Team New Zealand knew this was likely going to be the stumbling point for their 2019 run. Both teams were very familiar with the other sharing a joint Contenders region in their home setting. Outside of the World Cup, Noxious is the coach of the historic Sydney Drop Bears who’ve held three consecutive Contenders titles across 2018. On the opposite side was coach Sam “Face” Merewether as Noxious’ predecessor from the same Sydney Drop Bears that claimed two of those titles.
Alongside Face stood two-time team Australia head coach and Boston Uprising’s assistant coach Jordan “Gunba” Graham with Australia’s general manager Andrew “RQT” Haws — head coach of ORDER; Signed’s Contenders Australia team with teammate Max “Unter” Unterwurzacher, also on team Australia. For these two close-knit teams, both knew the end result would mean the elimination of the other from the tournament, heralding this match as the final resting ground for their 2019 campaign.

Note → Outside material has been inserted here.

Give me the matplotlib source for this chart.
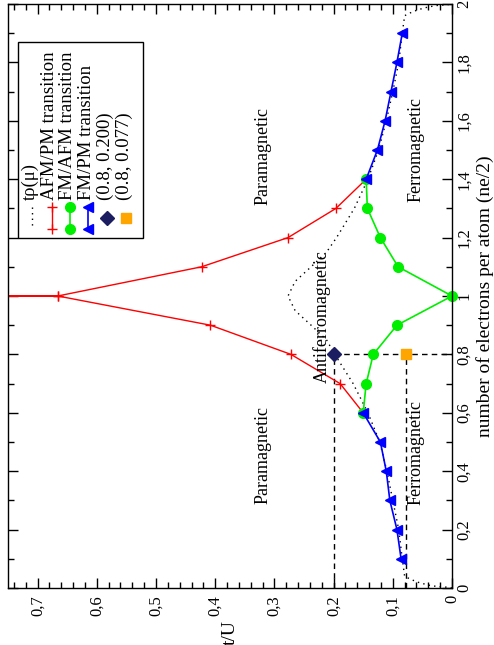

New Zealand fell short. By a sliver of a margin and the difference of one map, team Australia had secured themselves a rematch with their 2018 groupmates Denmark to decide who would progress to the next stage. “It was unfortunate to meet up with Australia as they were one of our natural scrim partners due to time zones and ping, but we were confident going in,” said Noxious. “Both Australia and team NZ had very clutch moments against each other, we hadn’t lost Eichenwalde to team Australia in recent scrims before.”
That second map of the series taking place on Eichenwalde would end up defining the match, allowing Australia to equalise an early lead held by New Zealand after map one. Easily the closest affair of the series, New Zealand was one fight away from a 2-0 match point position against the group favourites before Australia’s Jason “ieatuup” Ho tipped the scales irreversibly with an unnoticed Reaper dismantling the Kiwi’s final defence. The impact of which would be felt later on in the series as New Zealand claimed Paris as the fourth map in what could have been an overall 3-1 victory had they also confirmed Eichenwalde earlier.
“We kept a good mentality through losing Eichenwalde and crumbling on Junkertown to bring everything back on Paris to tie up the series. We fell short in adaptability on Junkertown and Oasis and that was our downfall in the end.”Noxious
“It was unfortunate that we made more mistakes than them on the day, and there were very crucial ones that led to us losing maps that we shouldn’t have lost,” said Signed in hindsight. General manager Equinox echoed similar sentiments saying “this match was winnable.”
“The team was disappointed for not winning as it came down to minor mistakes. Being Australia, there was a lot riding on that match and it would’ve been amazing if we won.”
Australia would go on to suffer a heartbreaking defeat at the hands of Denmark, who themselves had narrowly missed the playoffs in 2018 after an upsetting loss to Sweden on the last day of the Bangkok group stage. From that context, both Australia and New Zealand could take solace in knowing that another darkhorse team who had fallen short of playoffs for two years running would go on to have one of the most successful World Cup runs in recent history as an underdog country.
The 2019 World Cup would end as a watershed moment in international Overwatch history. South Korea would be toppled for the first time in four years. Team USA would finally become World Cup champions. A small country would relish the small victories as even New Zealand’s little slice of history would make their bittersweet ending taste that much better.